Copyright, Copyleft and Licensing
Copyright has a long and fraught history. When the Free Software Movement began and the web took off, suddenly licensing applied to digital works. This led to the creation of special licenses to protect the openness of software and digital works. A well known license is the GNU GPL.
The GPL is easily applied to software that you run yourself on your systems. It is clear that you must provide the code to users. This clarity begins to break down when you are providing those services over a network. Since the users aren’t directly running the software, it is unclear whether they are entitled to access the code. The solution to this is the GNU Affero GPL. It specifies that the license provision of sharing the code applies to software that is provided over a network as well as locally installed.

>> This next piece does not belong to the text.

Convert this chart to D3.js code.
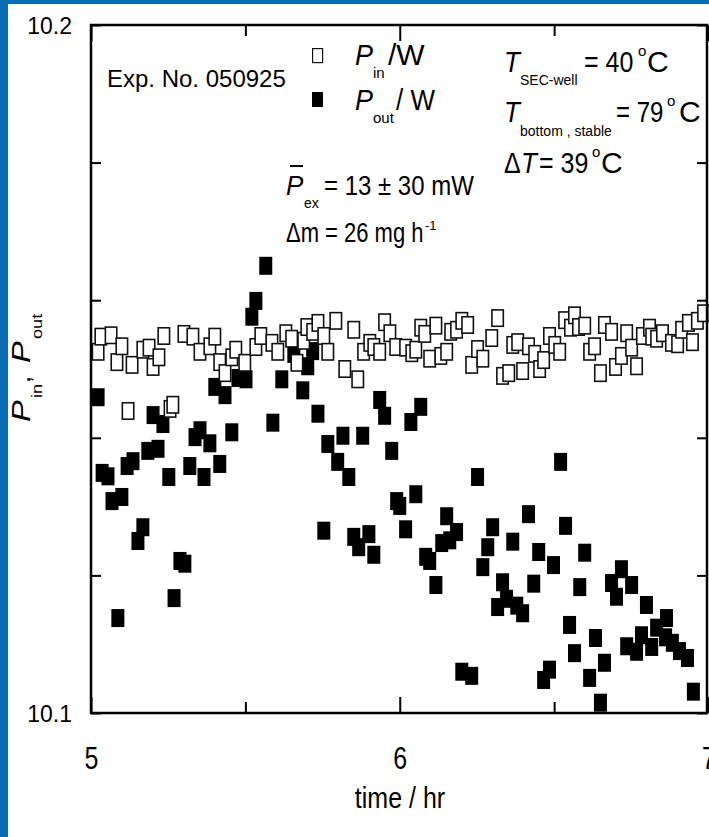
<!DOCTYPE html>
<html>
<head>
<meta charset="utf-8">
<script src="https://cdn.jsdelivr.net/npm/d3@7"></script>
<style>
  html, body { margin: 0; padding: 0; background: #0b6cb4; }
  svg { display: block; }
</style>
</head>
<body>
<svg id="chart" width="709" height="837"></svg>
<script>
// ---- data (time in hours, power in W) ----
const inTime = [5.023,5.032,5.065,5.084,5.100,5.120,5.133,5.168,5.188,5.201,5.220,5.236,5.256,5.265,5.301,5.330,5.353,5.385,5.401,5.417,5.434,5.456,5.469,5.498,5.534,5.550,5.586,5.605,5.631,5.650,5.667,5.689,5.699,5.718,5.735,5.754,5.767,5.793,5.822,5.851,5.864,5.883,5.903,5.916,5.935,5.951,5.968,5.987,6.019,6.039,6.052,6.068,6.081,6.097,6.117,6.133,6.152,6.165,6.184,6.201,6.220,6.233,6.252,6.269,6.298,6.317,6.333,6.353,6.366,6.382,6.398,6.417,6.437,6.453,6.466,6.485,6.502,6.518,6.534,6.553,6.566,6.579,6.599,6.615,6.631,6.650,6.663,6.686,6.699,6.718,6.735,6.751,6.767,6.786,6.809,6.816,6.832,6.851,6.880,6.900,6.913,6.935,6.948,6.964,6.984];
const inPower = [10.1525,10.1547,10.1549,10.1510,10.1533,10.1439,10.1506,10.1528,10.1531,10.1503,10.1517,10.1548,10.1442,10.1448,10.1551,10.1547,10.1525,10.1533,10.1547,10.1510,10.1494,10.1517,10.1528,10.1509,10.1532,10.1548,10.1538,10.1525,10.1552,10.1544,10.1509,10.1541,10.1561,10.1554,10.1567,10.1548,10.1525,10.1570,10.1500,10.1557,10.1485,10.1525,10.1538,10.1532,10.1525,10.1568,10.1552,10.1532,10.1531,10.1523,10.1528,10.1560,10.1551,10.1515,10.1563,10.1519,10.1525,10.1554,10.1557,10.1570,10.1564,10.1506,10.1529,10.1515,10.1545,10.1574,10.1490,10.1494,10.1535,10.1539,10.1497,10.1533,10.1522,10.1500,10.1513,10.1548,10.1535,10.1525,10.1571,10.1560,10.1578,10.1561,10.1563,10.1525,10.1533,10.1494,10.1564,10.1554,10.1503,10.1519,10.1552,10.1531,10.1504,10.1548,10.1560,10.1547,10.1544,10.1552,10.1538,10.1536,10.1557,10.1567,10.1539,10.1570,10.1581];

const outTime = [5.023,5.036,5.055,5.068,5.087,5.100,5.117,5.136,5.152,5.168,5.184,5.201,5.217,5.233,5.252,5.269,5.288,5.304,5.320,5.337,5.353,5.366,5.385,5.401,5.417,5.434,5.456,5.476,5.502,5.521,5.534,5.566,5.589,5.618,5.657,5.686,5.702,5.718,5.735,5.754,5.767,5.799,5.816,5.835,5.851,5.867,5.880,5.900,5.916,5.935,5.951,5.974,5.990,6.000,6.019,6.036,6.052,6.068,6.084,6.097,6.117,6.136,6.152,6.162,6.184,6.201,6.233,6.252,6.269,6.285,6.301,6.317,6.333,6.346,6.366,6.379,6.398,6.417,6.434,6.450,6.466,6.485,6.498,6.521,6.537,6.550,6.566,6.583,6.599,6.615,6.634,6.650,6.663,6.686,6.702,6.718,6.735,6.751,6.767,6.783,6.799,6.816,6.832,6.861,6.864,6.883,6.906,6.932,6.951];
const outPower = [10.1459,10.1349,10.1344,10.1308,10.1138,10.1314,10.1359,10.1366,10.1250,10.1270,10.1381,10.1433,10.1384,10.1420,10.1343,10.1167,10.1221,10.1217,10.1359,10.1401,10.1411,10.1343,10.1392,10.1474,10.1362,10.1462,10.1408,10.1487,10.1485,10.1576,10.1599,10.1650,10.1422,10.1485,10.1522,10.1469,10.1504,10.1526,10.1435,10.1265,10.1391,10.1365,10.1403,10.1343,10.1256,10.1241,10.1403,10.1260,10.1230,10.1455,10.1432,10.1381,10.1308,10.1301,10.1267,10.1423,10.1318,10.1445,10.1227,10.1221,10.1186,10.1247,10.1286,10.1251,10.1263,10.1060,10.1054,10.1343,10.1212,10.1241,10.1270,10.1154,10.1190,10.1166,10.1249,10.1156,10.1145,10.1289,10.1188,10.1234,10.1048,10.1063,10.1215,10.1365,10.1272,10.1128,10.1087,10.1183,10.1233,10.1051,10.1109,10.1015,10.1073,10.1189,10.1169,10.1209,10.1097,10.1186,10.1089,10.1113,10.1157,10.1096,10.1124,10.1110,10.1138,10.1102,10.1090,10.1080,10.1031];

const xDomain = [5, 7];
const yDomain = [10.1, 10.2];
const xMajorTicks = [5, 6, 7];
const xMinorTicks = [5.5, 6.5];
const yTicks = [10.1, 10.12, 10.14, 10.16, 10.18, 10.2];
const yLabelled = [10.1, 10.2];

const FONT = "'Liberation Sans', Arial, Helvetica, sans-serif";

// ---- layout ----
const svg = d3.select("#chart");
svg.append("rect").attr("x", 8).attr("y", 4).attr("width", 701).attr("height", 833).attr("fill", "#ffffff");

const plotLeft = 91, plotRight = 708.5, plotTop = 25, plotBottom = 713;
const x = d3.scaleLinear().domain(xDomain).range([plotLeft, plotRight]);
const y = d3.scaleLinear().domain(yDomain).range([plotBottom, plotTop]);

const isLabelled = d => yLabelled.some(v => Math.abs(v - d) < 1e-9);

function styleAxis(g, fs) {
  g.select(".domain").remove();
  g.selectAll(".tick line").attr("stroke", "#000").attr("stroke-width", 2);
  g.selectAll(".tick text").attr("fill", "#000").attr("font-family", FONT).attr("font-size", fs);
}

// left axis (labels only at the ends)
svg.append("g").attr("transform", `translate(${plotLeft},0)`)
  .call(d3.axisLeft(y).tickValues(yTicks).tickSize(-10).tickPadding(19)
    .tickFormat(d => isLabelled(d) ? d3.format(".1f")(d) : ""))
  .call(g => styleAxis(g, 23))
  .call(g => g.selectAll(".tick text").attr("dy", null).attr("y", 0)
    .attr("transform", "translate(0,8) scale(1,1.08)"));

// right axis ticks
svg.append("g").attr("transform", `translate(${plotRight - 1.5},0)`)
  .call(d3.axisRight(y).tickValues(yTicks).tickSize(-10).tickFormat(""))
  .call(g => styleAxis(g, 10));

// bottom axis: major ticks with labels, minor ticks without
svg.append("g").attr("transform", `translate(0,${plotBottom})`)
  .call(d3.axisBottom(x).tickValues(xMajorTicks).tickSize(-16)
    .tickFormat(d3.format("d")))
  .call(g => styleAxis(g, 25))
  .call(g => g.selectAll(".tick text").attr("dy", null).attr("y", 0)
    .attr("transform", "translate(0,56) scale(1,1.22)"));
svg.append("g").attr("transform", `translate(0,${plotBottom})`)
  .call(d3.axisBottom(x).tickValues(xMinorTicks).tickSize(-11).tickFormat(""))
  .call(g => styleAxis(g, 10));

// top axis ticks
svg.append("g").attr("transform", `translate(0,${plotTop})`)
  .call(d3.axisTop(x).tickValues(xMajorTicks).tickSize(-16).tickFormat(""))
  .call(g => styleAxis(g, 10));
svg.append("g").attr("transform", `translate(0,${plotTop})`)
  .call(d3.axisTop(x).tickValues(xMinorTicks).tickSize(-11).tickFormat(""))
  .call(g => styleAxis(g, 10));

// ---- markers ----
const MW = 13, MH = 18;
const outPts = outTime.map((t, i) => ({ t, v: outPower[i] }));
const inPts = inTime.map((t, i) => ({ t, v: inPower[i] }));

svg.append("g").selectAll("rect").data(outPts).join("rect")
  .attr("x", d => x(d.t) - MW / 2).attr("y", d => y(d.v) - MH / 2)
  .attr("width", MW).attr("height", MH).attr("fill", "#000");

svg.append("g").selectAll("rect").data(inPts).join("rect")
  .attr("x", d => x(d.t) - MW / 2 + 0.8).attr("y", d => y(d.v) - MH / 2 + 0.8)
  .attr("width", MW - 1.6).attr("height", MH - 1.6)
  .attr("fill", "#fff").attr("stroke", "#111").attr("stroke-width", 1.6);

// frame
svg.append("rect").attr("x", plotLeft).attr("y", plotTop)
  .attr("width", plotRight - 1.5 - plotLeft).attr("height", plotBottom - plotTop)
  .attr("fill", "none").attr("stroke", "#000").attr("stroke-width", 2.5);

// ---- text: each piece placed at its baseline, optionally stretched ----
function label(parent, o) {
  const sx = o.sx || 1, sy = o.sy || 1;
  const t = parent.append("text")
    .attr("transform", `translate(${o.x},${o.y}) scale(${sx},${sy})`)
    .attr("font-family", FONT).attr("font-size", o.size)
    .attr("text-anchor", o.anchor || "start")
    .attr("fill", "#000")
    .text(o.text);
  if (o.italic) t.attr("font-style", "italic");
  return t;
}
const place = (parent, pieces) => pieces.forEach(p => label(parent, p));

const ann = svg.append("g");
label(ann, { x: 107, y: 87, size: 24, text: "Exp. No. 050925" });

// legend
ann.append("rect").attr("x", 312.6).attr("y", 48.6).attr("width", 10).attr("height", 14)
  .attr("fill", "#fff").attr("stroke", "#111").attr("stroke-width", 1.2);
ann.append("rect").attr("x", 312).attr("y", 92).attr("width", 11).attr("height", 15).attr("fill", "#000");
place(ann, [
  { x: 355, y: 65, size: 27, sy: 1.11, text: "P", italic: true },
  { x: 373, y: 78, size: 15, text: "in" },
  { x: 388, y: 65, size: 30, text: "/W" }
]);
place(ann, [
  { x: 355, y: 110, size: 27, sy: 1.11, text: "P", italic: true },
  { x: 373, y: 123, size: 15, text: "out" },
  { x: 396, y: 110, size: 26, sy: 1.15, text: "/ W" }
]);

// temperatures
place(ann, [
  { x: 504, y: 72, size: 26, sy: 1.15, text: "T", italic: true },
  { x: 520, y: 85, size: 14, text: "SEC-well" },
  { x: 584, y: 72, size: 25, sy: 1.2, text: "= 40" },
  { x: 638, y: 56, size: 15, text: "o" },
  { x: 647, y: 72, size: 30, text: "C" }
]);
place(ann, [
  { x: 504, y: 122, size: 26, sy: 1.15, text: "T", italic: true },
  { x: 520, y: 136, size: 14, text: "bottom , stable" },
  { x: 616, y: 122, size: 24, sy: 1.25, text: "= 79" },
  { x: 667, y: 106, size: 15, text: "o" },
  { x: 679, y: 122, size: 30, text: "C" }
]);
place(ann, [
  { x: 504, y: 173, size: 25, sy: 1.2, text: "\u0394" },
  { x: 521, y: 173, size: 26, sy: 1.15, text: "T", italic: true },
  { x: 539, y: 173, size: 25, sy: 1.2, text: "= 39" },
  { x: 592, y: 157, size: 15, text: "o" },
  { x: 601, y: 173, size: 30, text: "C" }
]);

// excess power and mass-loss rate
place(ann, [
  { x: 286, y: 195, size: 26, sy: 1.08, text: "P", italic: true },
  { x: 304, y: 208, size: 14, text: "ex" },
  { x: 324, y: 195, size: 24, sy: 1.16, text: "= 13 \u00b1 30 mW" }
]);
ann.append("line").attr("x1", 290).attr("x2", 303).attr("y1", 166).attr("y2", 166)
  .attr("stroke", "#000").attr("stroke-width", 2);
place(ann, [
  { x: 286, y: 242, size: 22, sy: 1.27, text: "\u0394m = 26 mg h" },
  { x: 425, y: 230, size: 13, text: "-1" }
]);

// axis titles
label(svg, { x: 400, y: 808, size: 25, sy: 1.2, text: "time / hr", anchor: "middle" });

const yt = svg.append("g").attr("transform", "translate(30,0) rotate(-90)");
place(yt, [
  { x: -422, y: 0, size: 25, sx: 1.3, text: "P", italic: true },
  { x: -398, y: 12, size: 14, sx: 1.3, text: "in" },
  { x: -383, y: 0, size: 25, text: "," },
  { x: -363, y: 0, size: 25, sx: 1.3, text: "P", italic: true },
  { x: -339, y: 12, size: 14, sx: 1.3, text: "out" }
]);
</script>
</body>
</html>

On a related note to licensing is the way to that software licenses work in academia. Often research universities want to retain control of the projects created by students, faculty and staff. This leads them to develop custom license terms that amount to their software being freeware unless you are associated with the project. To me this flies in the face of the ideals of academia. The free thought and exchange of ideas.
This bothered me greatly when I was working on packaging software for TigerOS. A number of the pieces of software used in courses at RIT are of this special freeware designation making them incompatible with the official Fedora packaging standards of building from source locally before installing.
While there are no simple answers to licensing and copyright questions, these are my brief thoughts and I hope that in the future academic institutions embrace free culture and free software licenses for works done through research that they wish to make public for the greater good.